Strengthening of Concrete Beams with Basalt Fibre Reinforced Polymer

Document Type

Conference Proceeding

Publication Date


Publication Title

Structures Congress 2020 - Selected Papers from the Structures Congress 2020

First Page


Last Page



This research study presents the experimental results of using basalt fibre reinforced polymer (BFRP) fabrics to flexurally strengthen reinforced concrete (RC), structural members. The purpose of this study was to determine the viability of using BFRP fabrics to strengthen RC members in situ. Using BFRP fabrics to externally strengthen RC structural members is a promising alternative to current RC structural repair and strengthening methods.

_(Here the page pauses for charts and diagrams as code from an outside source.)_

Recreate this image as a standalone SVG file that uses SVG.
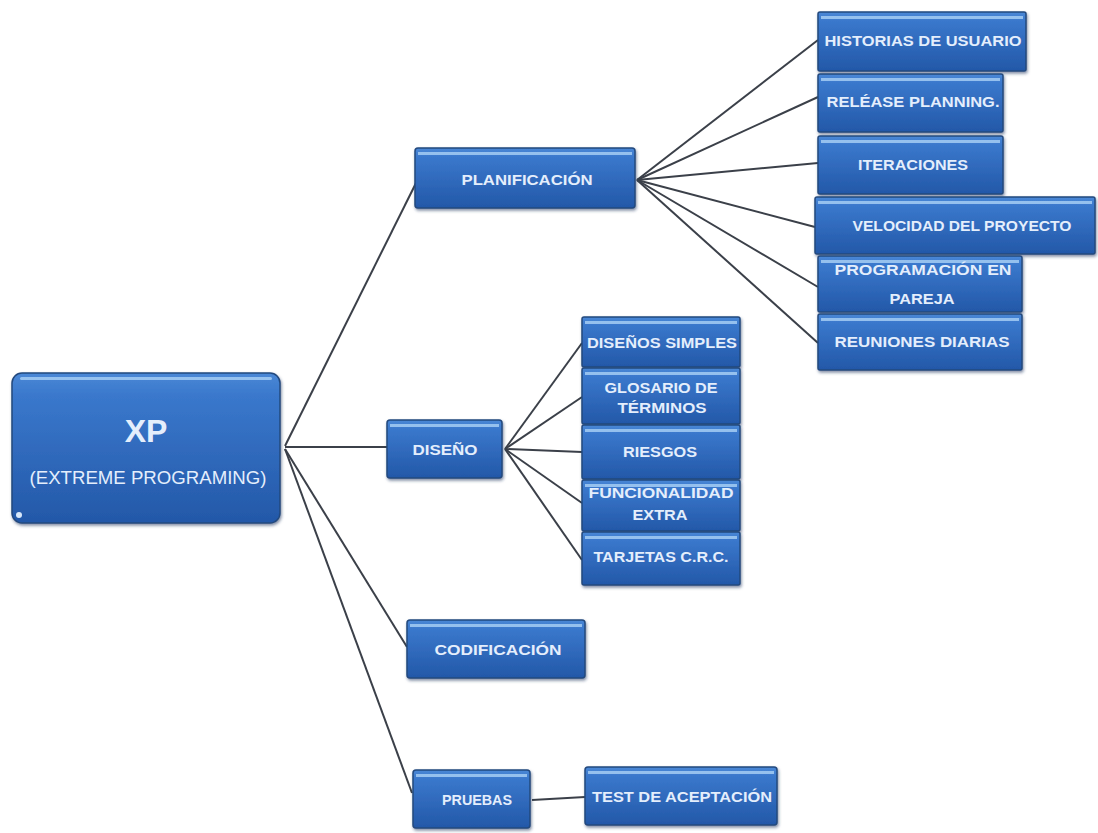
<svg xmlns="http://www.w3.org/2000/svg" width="1098" height="833" viewBox="0 0 1098 833">
<defs>
<linearGradient id="g" x1="0" y1="0" x2="0" y2="1">
<stop offset="0" stop-color="#4a88d6"/>
<stop offset="0.15" stop-color="#3a78cc"/>
<stop offset="1" stop-color="#2358a8"/>
</linearGradient>
<filter id="sh" x="-10%" y="-10%" width="120%" height="130%">
<feDropShadow dx="1" dy="2" stdDeviation="1.5" flood-color="#1b3560" flood-opacity="0.55"/>
</filter>
<style>
.box{fill:url(#g);stroke:#23497e;stroke-width:1.5;filter:url(#sh)}
.hl{fill:#a4cdf3;opacity:0.85}
.t{font-family:"Liberation Sans",Arial,sans-serif;font-weight:bold;font-size:14px;fill:#e4eefc;text-anchor:middle}
.big{font-size:32px}
.sub{font-size:18px;font-weight:normal}
.c{stroke:#3b4049;stroke-width:2;fill:none}
</style>
</defs>
<rect width="1098" height="833" fill="#ffffff"/>
<g id="connectors">
<line class="c" x1="285" y1="446" x2="417" y2="181"/>
<line class="c" x1="285" y1="447" x2="387" y2="447"/>
<line class="c" x1="285" y1="449" x2="407" y2="647"/>
<line class="c" x1="285" y1="449" x2="412" y2="793"/>
<line class="c" x1="637" y1="180" x2="818" y2="40"/>
<line class="c" x1="637" y1="180" x2="818" y2="97"/>
<line class="c" x1="637" y1="180" x2="818" y2="163"/>
<line class="c" x1="637" y1="180" x2="815" y2="227"/>
<line class="c" x1="637" y1="180" x2="818" y2="287"/>
<line class="c" x1="637" y1="180" x2="818" y2="343"/>
<line class="c" x1="505" y1="449" x2="582" y2="343"/>
<line class="c" x1="505" y1="449" x2="582" y2="397"/>
<line class="c" x1="505" y1="449" x2="582" y2="452"/>
<line class="c" x1="505" y1="449" x2="582" y2="503"/>
<line class="c" x1="505" y1="449" x2="582" y2="560"/>
<line class="c" x1="532" y1="800" x2="585" y2="797"/>
</g>
<g id="xp">
<rect class="box" x="12" y="373" width="268" height="150" rx="10"/>
<rect class="hl" x="20" y="377" width="252" height="3" rx="1.5"/>
<circle cx="19" cy="515" r="3" fill="#d8e8fa"/>
<text class="t big" x="146" y="442">XP</text>
<text class="t sub" x="148" y="484" textLength="237" lengthAdjust="spacingAndGlyphs">(EXTREME PROGRAMING)</text>
</g>
<g id="planificacion">
<rect class="box" x="415" y="148" width="220" height="60" rx="3"/>
<rect class="hl" x="418" y="152" width="214" height="3"/>
<text class="t" x="527" y="185" textLength="131" lengthAdjust="spacingAndGlyphs">PLANIFICACIÓN</text>
</g>
<g id="historias">
<rect class="box" x="818" y="12" width="208" height="59" rx="2"/>
<rect class="hl" x="821" y="16" width="202" height="3"/>
<text class="t" x="923" y="46" textLength="197" lengthAdjust="spacingAndGlyphs">HISTORIAS DE USUARIO</text>
</g>
<g id="release">
<rect class="box" x="818" y="74" width="185" height="58" rx="2"/>
<rect class="hl" x="821" y="78" width="179" height="3"/>
<text class="t" x="913" y="107" textLength="173" lengthAdjust="spacingAndGlyphs">RELÉASE PLANNING.</text>
</g>
<g id="iteraciones">
<rect class="box" x="818" y="136" width="185" height="58" rx="2"/>
<rect class="hl" x="821" y="140" width="179" height="3"/>
<text class="t" x="913" y="170" textLength="110" lengthAdjust="spacingAndGlyphs">ITERACIONES</text>
</g>
<g id="velocidad">
<rect class="box" x="815" y="197" width="280" height="57" rx="2"/>
<rect class="hl" x="818" y="201" width="274" height="3"/>
<text class="t" x="962" y="231" textLength="219" lengthAdjust="spacingAndGlyphs">VELOCIDAD DEL PROYECTO</text>
</g>
<g id="programacion">
<rect class="box" x="818" y="256" width="204" height="56" rx="2"/>
<rect class="hl" x="821" y="260" width="198" height="3"/>
<text class="t" x="923" y="275" textLength="177" lengthAdjust="spacingAndGlyphs">PROGRAMACIÓN EN</text>
<text class="t" x="922" y="304" textLength="65" lengthAdjust="spacingAndGlyphs">PAREJA</text>
</g>
<g id="reuniones">
<rect class="box" x="818" y="314" width="204" height="56" rx="2"/>
<rect class="hl" x="821" y="318" width="198" height="3"/>
<text class="t" x="922" y="347" textLength="175" lengthAdjust="spacingAndGlyphs">REUNIONES DIARIAS</text>
</g>
<g id="diseno">
<rect class="box" x="387" y="420" width="115" height="58" rx="3"/>
<rect class="hl" x="390" y="424" width="109" height="3"/>
<text class="t" x="445" y="455" textLength="65" lengthAdjust="spacingAndGlyphs">DISEÑO</text>
</g>
<g id="disenos-simples">
<rect class="box" x="582" y="317" width="158" height="50" rx="2"/>
<rect class="hl" x="585" y="321" width="152" height="3"/>
<text class="t" x="662" y="348" textLength="150" lengthAdjust="spacingAndGlyphs">DISEÑOS SIMPLES</text>
</g>
<g id="glosario">
<rect class="box" x="582" y="368" width="158" height="56" rx="2"/>
<rect class="hl" x="585" y="372" width="152" height="3"/>
<text class="t" x="661" y="393" textLength="113" lengthAdjust="spacingAndGlyphs">GLOSARIO DE</text>
<text class="t" x="662" y="413" textLength="89" lengthAdjust="spacingAndGlyphs">TÉRMINOS</text>
</g>
<g id="riesgos">
<rect class="box" x="582" y="425" width="158" height="54" rx="2"/>
<rect class="hl" x="585" y="429" width="152" height="3"/>
<text class="t" x="660" y="457" textLength="74" lengthAdjust="spacingAndGlyphs">RIESGOS</text>
</g>
<g id="funcionalidad">
<rect class="box" x="582" y="480" width="158" height="51" rx="2"/>
<rect class="hl" x="585" y="484" width="152" height="3"/>
<text class="t" x="661" y="498" textLength="145" lengthAdjust="spacingAndGlyphs">FUNCIONALIDAD</text>
<text class="t" x="660" y="520" textLength="55" lengthAdjust="spacingAndGlyphs">EXTRA</text>
</g>
<g id="tarjetas">
<rect class="box" x="582" y="532" width="158" height="53" rx="2"/>
<rect class="hl" x="585" y="536" width="152" height="3"/>
<text class="t" x="661" y="562" textLength="135" lengthAdjust="spacingAndGlyphs">TARJETAS C.R.C.</text>
</g>
<g id="codificacion">
<rect class="box" x="407" y="620" width="178" height="58" rx="3"/>
<rect class="hl" x="410" y="624" width="172" height="3"/>
<text class="t" x="498" y="655" textLength="127" lengthAdjust="spacingAndGlyphs">CODIFICACIÓN</text>
</g>
<g id="pruebas">
<rect class="box" x="413" y="770" width="117" height="58" rx="3"/>
<rect class="hl" x="416" y="774" width="111" height="3"/>
<text class="t" x="477" y="805" textLength="70" lengthAdjust="spacingAndGlyphs">PRUEBAS</text>
</g>
<g id="test">
<rect class="box" x="585" y="767" width="192" height="58" rx="3"/>
<rect class="hl" x="588" y="771" width="186" height="3"/>
<text class="t" x="682" y="802" textLength="180" lengthAdjust="spacingAndGlyphs">TEST DE ACEPTACIÓN</text>
</g>
</svg>
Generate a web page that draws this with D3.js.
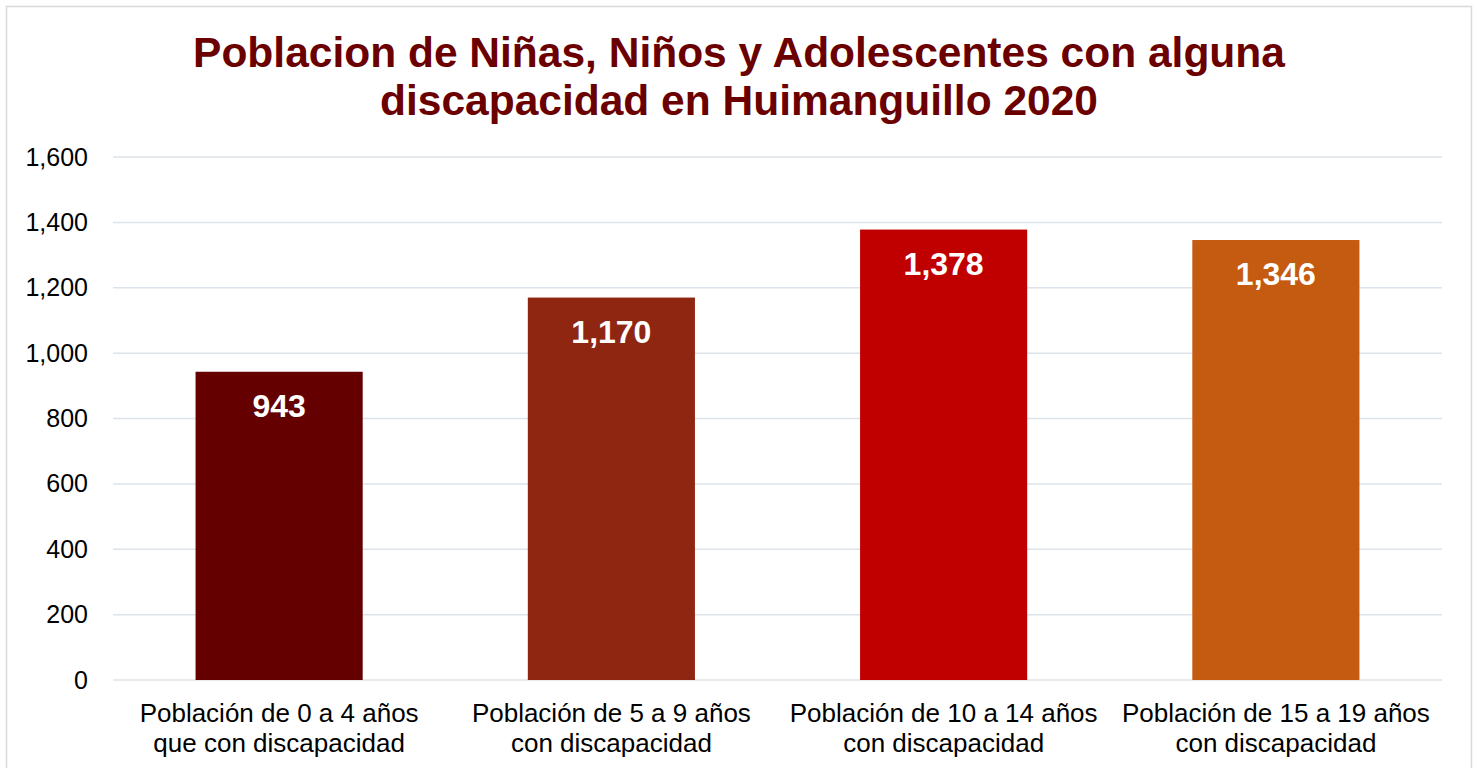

BFRP fabrics, when compared to alternative fibre reinforced polymer (FRP) materials, are cheaper, exhibit better durability characteristics, and have a much higher fracture strain. Five full-size concrete specimens, with an internal steel reinforcement ratio of 0.77%, were studied. The test matrix contains one control specimen, and four additional specimens externally strengthened with an increasing number of BFRP layers. Increasing layers of two, four, six, and eight layers of BFRP fabric were used. This strengthening method showed significant strength increases in all the beams when compared to the control beam. Increases of up to 37% and 92% were observed in both yield and ultimate beam load capacity respectively. At the same points, the beam displacement increased by up to 5% and 54% at the yield load and ultimate load-deflection points respectively. This study did, however, determine a maximum number of layers of BFRP fabric which could be used to strengthen these RC beams before the failure mode changes. At the maximum limit of eight layers of BFRP fabric, the beam experienced brittle shear failure. All beams strengthened with six layers or less of BFRP fabric experienced a ductile flexural failure. The use of BFRP fabrics as an external strengthening member was found to provide excellent strength increases over the control specimen, while still maintain beam ductility. This novel method of maintaining and strengthening existing RC structures in situ provides a major cost and environmental benefit to countries that are trying to upgrade and maintain the existing ageing infrastructure.